While technology and governance are critically important matters to policy, for most people they simply do not sufficiently compel interest, certainly not in this time of viral spread and social unrest. Indeed, for all who are drawn to shorelines and their beach cultures, for all who fill boardwalks and fishing boats, most do not immediately connect their leisure with a responsibility to protect our planet’s most indispensable eco-system and the life and livelihoods which it sustains worldwide.

But there were other lessons from this week, other human reactions which oceans are still capable of invoking and which can help us see our way through crises both immediately compelling and looming at a distance. This was highlighted best during the World Oceans Day event by the Cousteau family, a name synonymous with the wonder, mystery and even “romance” of our ocean habitats, seas that were once a ubiquitous theme in our literary corpus with which we are now urged to reconnect.  It was good to listen to esteemed ocean advocates talking about seeking out stories — focused on oceans but also on water and ecosystems more generally – that can help reconnect people and planet, recapture some of the “freedom and longing” that constitute much of human aspiration, and motivate a greater sense of care for the resources that are critical to our common survival and that we simply cannot under any circumstances replace.

This to my mind is “romance” in the best sense – not so much steeped in sentimentalism as in a deep, rich and practical engagement with what a Namibian Minister this week referred to as our “interconnected normal.”  As the Cousteau family put it, “falling in love” again with the oceans (or for that matter our forests, deserts, rivers, wetlands and mountains) is worth the emotional investment, but it is also not enough.  We must, they insisted, “move care forward.”
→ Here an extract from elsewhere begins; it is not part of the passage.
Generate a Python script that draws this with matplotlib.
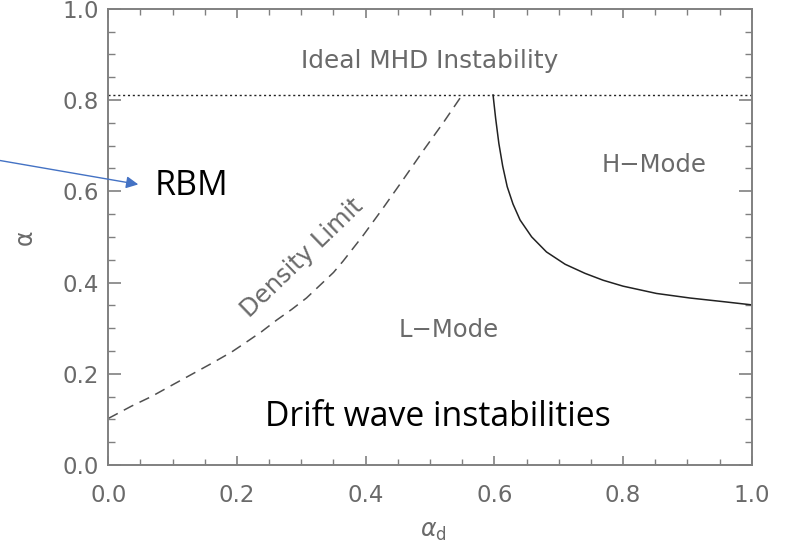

Yes, that is the lesson directly relevant to our now-sick oceans –our increasingly indigestible “soup of being” — but also to other aspects of our stressed and agitated planet.  Move care forward such that access to food and health care is more abundant and equitable.  Move care forward such that our tendencies to discriminate and punish based on race and ethnicity are finally overcome.  Move care forward such that gross inequalities are narrowed and “protect and serve” becomes a mantra applicable equally to communities and its policing. Move care forward such that our collective disposition is to share more abundantly and horde less habitually.

And move care forward such that our planet, its oceans and other ecosystems, remain healthy enough to sustain the life that now appears to be more elusive than is actually the case, a life offering greater opportunity for justice, wonder and connection by all, and a life far less threatened than at present by bullets and bullies, by pandemics and pollution.